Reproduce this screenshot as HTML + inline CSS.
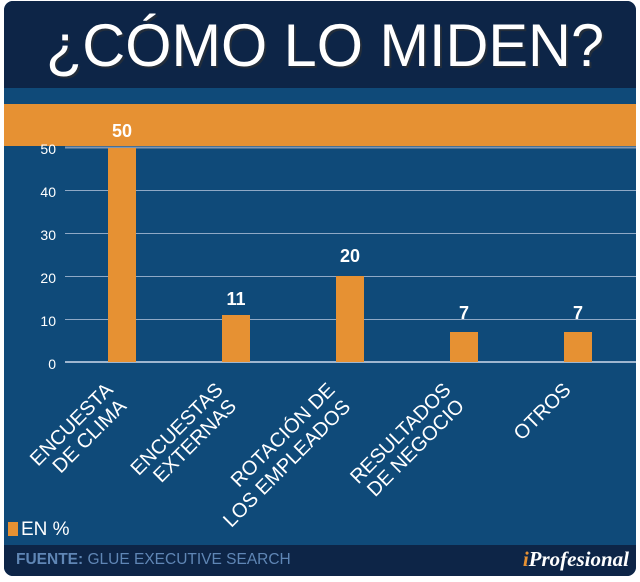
<!DOCTYPE html>
<html><head><meta charset="utf-8"><style>
html,body{margin:0;padding:0;background:#fff;}
body{width:640px;height:577px;position:relative;overflow:hidden;font-family:"Liberation Sans",sans-serif;}
</style></head><body>
<svg width="640" height="577" viewBox="0 0 640 577" xmlns="http://www.w3.org/2000/svg" font-family="Liberation Sans, sans-serif">
<defs><clipPath id="c"><rect x="4" y="1" width="632" height="575" rx="9"/></clipPath></defs>
<g clip-path="url(#c)">
<rect x="0" y="0" width="640" height="577" fill="#0f4a79"/>
<rect x="0" y="0" width="640" height="88" fill="#0d2547"/>
<rect x="0" y="104" width="640" height="42" fill="#e69133"/>
<rect x="0" y="545" width="640" height="32" fill="#0d2547"/>
</g>
<text x="327" y="68" font-size="60" fill="#333" text-anchor="middle" opacity="0.6" textLength="558" lengthAdjust="spacingAndGlyphs">¿CÓMO LO MIDEN?</text>
<text x="325" y="66" font-size="60" fill="#fff" text-anchor="middle" textLength="558" lengthAdjust="spacingAndGlyphs">¿CÓMO LO MIDEN?</text>
<g stroke="#8fa9c6" stroke-width="1">
<line x1="65" y1="147.5" x2="636" y2="147.5" stroke="#7f97b3" stroke-width="2"/>
<line x1="65" y1="190.5" x2="636" y2="190.5"/>
<line x1="65" y1="233.5" x2="636" y2="233.5"/>
<line x1="65" y1="276.5" x2="636" y2="276.5"/>
<line x1="65" y1="319.5" x2="636" y2="319.5"/>
<line x1="65" y1="362" x2="636" y2="362" stroke="#9fb6cf" stroke-width="2"/>
</g>
<g font-size="14" fill="#fff" text-anchor="end">
<text x="56" y="154">50</text><text x="56" y="197">40</text><text x="56" y="240">30</text>
<text x="56" y="283">20</text><text x="56" y="326">10</text><text x="56" y="369">0</text>
</g>
<g fill="#e69133">
<rect x="108" y="148" width="28" height="214"/>
<rect x="222" y="315" width="28" height="47"/>
<rect x="336" y="276" width="28" height="86"/>
<rect x="450" y="332" width="28" height="30"/>
<rect x="564" y="332" width="28" height="30"/>
</g>
<g font-size="18" font-weight="bold" fill="#fff" text-anchor="middle">
<text x="122" y="137">50</text><text x="236" y="305">11</text><text x="350" y="262">20</text>
<text x="464" y="319">7</text><text x="578" y="319">7</text>
</g>
<g font-size="20" fill="#fff" text-anchor="end">
<g transform="translate(114,391) rotate(-45)"><text x="0" y="0">ENCUESTA</text><text x="-2" y="21">DE CLIMA</text></g>
<g transform="translate(224,391) rotate(-45)"><text x="0" y="0">ENCUESTAS</text><text x="-2" y="21">EXTERNAS</text></g>
<g transform="translate(336,391) rotate(-45)"><text x="0" y="0">ROTACIÓN DE</text><text x="-1" y="23">LOS EMPLEADOS</text></g>
<g transform="translate(452,391) rotate(-45)"><text x="0" y="0">RESULTADOS</text><text x="-2" y="21">DE NEGOCIO</text></g>
<g transform="translate(572,391) rotate(-45)"><text x="0" y="0">OTROS</text></g>
</g>
<rect x="8" y="522" width="10" height="14" fill="#e69133"/>
<text x="21" y="535" font-size="19" fill="#fff">EN %</text>
<text x="16" y="564" font-size="15.5" fill="#5f86b5"><tspan font-weight="bold">FUENTE:</tspan> GLUE EXECUTIVE SEARCH</text>
<text x="629" y="566" font-size="21" fill="#fff" text-anchor="end" font-family="Liberation Serif, serif" font-style="italic" font-weight="bold"><tspan fill="#e69133">i</tspan>Profesional</text>
</svg>
</body></html>
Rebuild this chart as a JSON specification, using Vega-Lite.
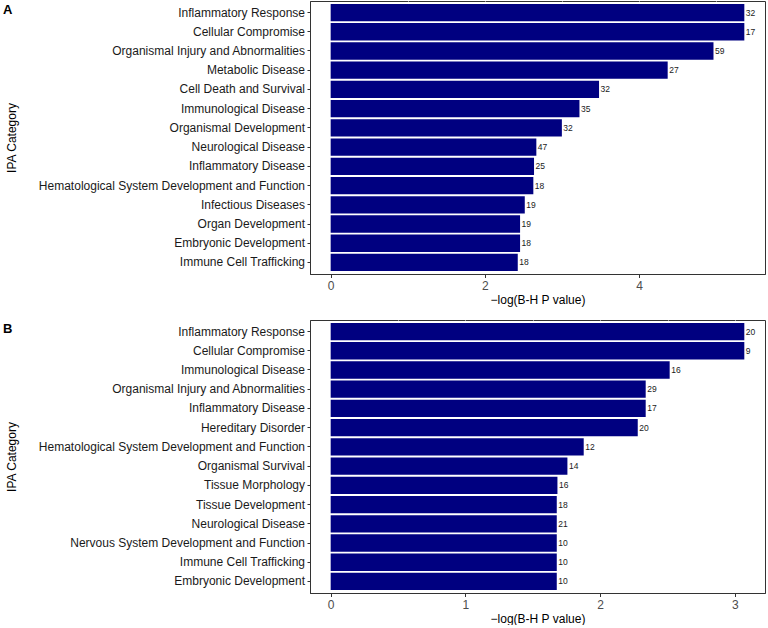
{
  "$schema": "https://vega.github.io/schema/vega-lite/v6.json",
  "padding": {"left": 2, "top": 0, "right": 2, "bottom": 0},
  "background": "white",
  "config": {
    "font": "Liberation Sans",
    "view": {"stroke": "#333333", "strokeWidth": 1},
    "axis": {
      "grid": false,
      "domainColor": "#333333",
      "tickColor": "#333333",
      "labelFont": "Liberation Sans",
      "titleFont": "Liberation Sans",
      "labelFontSize": 12,
      "titleFontSize": 12,
      "titleFontWeight": "normal",
      "titleColor": "#000000",
      "labelLimit": 400
    },
    "axisY": {"labelColor": "#1a1a1a", "tickSize": 3, "labelPadding": 2.5, "titleX": -291.5, "titleY": 136.5, "titleAngle": 270, "titleBaseline": "bottom", "titleAlign": "center"},
    "axisX": {"labelColor": "#4d4d4d", "tickSize": 3.5, "labelPadding": 3, "titlePadding": 3}
  },
  "datasets": {
    "a": [
      {"category": "Inflammatory Response", "value": 5.364, "n": 32},
      {"category": "Cellular Compromise", "value": 5.364, "n": 17},
      {"category": "Organismal Injury and Abnormalities", "value": 4.964, "n": 59},
      {"category": "Metabolic Disease", "value": 4.37, "n": 27},
      {"category": "Cell Death and Survival", "value": 3.48, "n": 32},
      {"category": "Immunological Disease", "value": 3.226, "n": 35},
      {"category": "Organismal Development", "value": 2.998, "n": 32},
      {"category": "Neurological Disease", "value": 2.667, "n": 47},
      {"category": "Inflammatory Disease", "value": 2.637, "n": 25},
      {"category": "Hematological System Development and Function", "value": 2.628, "n": 18},
      {"category": "Infectious Diseases", "value": 2.517, "n": 19},
      {"category": "Organ Development", "value": 2.456, "n": 19},
      {"category": "Embryonic Development", "value": 2.456, "n": 18},
      {"category": "Immune Cell Trafficking", "value": 2.426, "n": 18}
    ],
    "b": [
      {"category": "Inflammatory Response", "value": 3.07, "n": 20},
      {"category": "Cellular Compromise", "value": 3.07, "n": 9},
      {"category": "Immunological Disease", "value": 2.516, "n": 16},
      {"category": "Organismal Injury and Abnormalities", "value": 2.338, "n": 29},
      {"category": "Inflammatory Disease", "value": 2.338, "n": 17},
      {"category": "Hereditary Disorder", "value": 2.279, "n": 20},
      {"category": "Hematological System Development and Function", "value": 1.878, "n": 12},
      {"category": "Organismal Survival", "value": 1.757, "n": 14},
      {"category": "Tissue Morphology", "value": 1.683, "n": 16},
      {"category": "Tissue Development", "value": 1.678, "n": 18},
      {"category": "Neurological Disease", "value": 1.678, "n": 21},
      {"category": "Nervous System Development and Function", "value": 1.678, "n": 10},
      {"category": "Immune Cell Trafficking", "value": 1.678, "n": 10},
      {"category": "Embryonic Development", "value": 1.678, "n": 10}
    ]
  },
  "spacing": 13,
  "resolve": {"scale": {"x": "independent", "y": "independent"}},
  "vconcat": [
    {
      "width": 455,
      "height": 273,
      "data": {"name": "a"},
      "title": {"text": "A", "anchor": "start", "orient": "none", "offset": 0, "dx": -307, "dy": 12.5, "baseline": "alphabetic", "fontSize": 13, "fontWeight": "bold", "font": "Liberation Sans", "color": "#000000"},
      "encoding": {
        "y": {"field": "category", "type": "nominal", "sort": null, "scale": {"paddingInner": 0.1, "paddingOuter": 0.15}, "axis": {"title": "IPA Category"}}
      },
      "resolve": {"axis": {"x": "independent"}},
      "layer": [
        {"mark": {"type": "bar", "color": "#000080"}, "encoding": {"x": {"field": "value", "type": "quantitative", "scale": {"domain": [-0.268, 5.632], "nice": false, "zero": false}, "axis": {"values": [0, 2, 4], "title": "−log(B-H P value)"}}, "x2": {"datum": 0}}},
        {"mark": {"type": "text", "align": "left", "baseline": "middle", "dx": 1.5, "fontSize": 8.5, "color": "#1a1a1a"}, "encoding": {"x": {"field": "value", "type": "quantitative", "axis": {"orient": "top", "values": [1, 2, 3, 4, 5], "grid": true, "gridColor": "#ffffff", "gridWidth": 1, "gridOpacity": 1, "labels": false, "ticks": false, "domain": false, "title": null}}, "text": {"field": "n", "type": "quantitative"}}}
      ]
    },
    {
      "width": 455,
      "height": 273,
      "data": {"name": "b"},
      "title": {"text": "B", "anchor": "start", "orient": "none", "offset": 0, "dx": -307, "dy": 13, "baseline": "alphabetic", "fontSize": 13, "fontWeight": "bold", "font": "Liberation Sans", "color": "#000000"},
      "encoding": {
        "y": {"field": "category", "type": "nominal", "sort": null, "scale": {"paddingInner": 0.1, "paddingOuter": 0.15}, "axis": {"title": "IPA Category"}}
      },
      "resolve": {"axis": {"x": "independent"}},
      "layer": [
        {"mark": {"type": "bar", "color": "#000080"}, "encoding": {"x": {"field": "value", "type": "quantitative", "scale": {"domain": [-0.1535, 3.2235], "nice": false, "zero": false}, "axis": {"values": [0, 1, 2, 3], "title": "−log(B-H P value)"}}, "x2": {"datum": 0}}},
        {"mark": {"type": "text", "align": "left", "baseline": "middle", "dx": 1.5, "fontSize": 8.5, "color": "#1a1a1a"}, "encoding": {"x": {"field": "value", "type": "quantitative", "axis": {"orient": "top", "values": [0.5, 1, 1.5, 2, 2.5, 3], "grid": true, "gridColor": "#ffffff", "gridWidth": 1, "gridOpacity": 1, "labels": false, "ticks": false, "domain": false, "title": null}}, "text": {"field": "n", "type": "quantitative"}}}
      ]
    }
  ]
}
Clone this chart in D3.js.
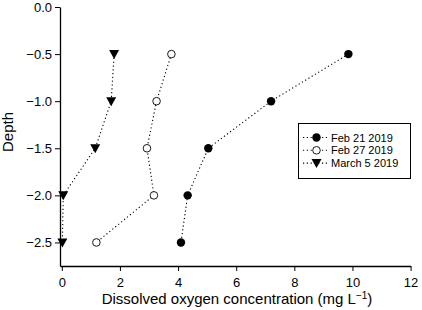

Exercise task.
Which lines contain "this"? Show each of them.

Exercise output.
Reproduce this screenshot as HTML + inline CSS.
Rebuild this chart as a JSON specification, using Vega-Lite.
Clone this chart in D3.js.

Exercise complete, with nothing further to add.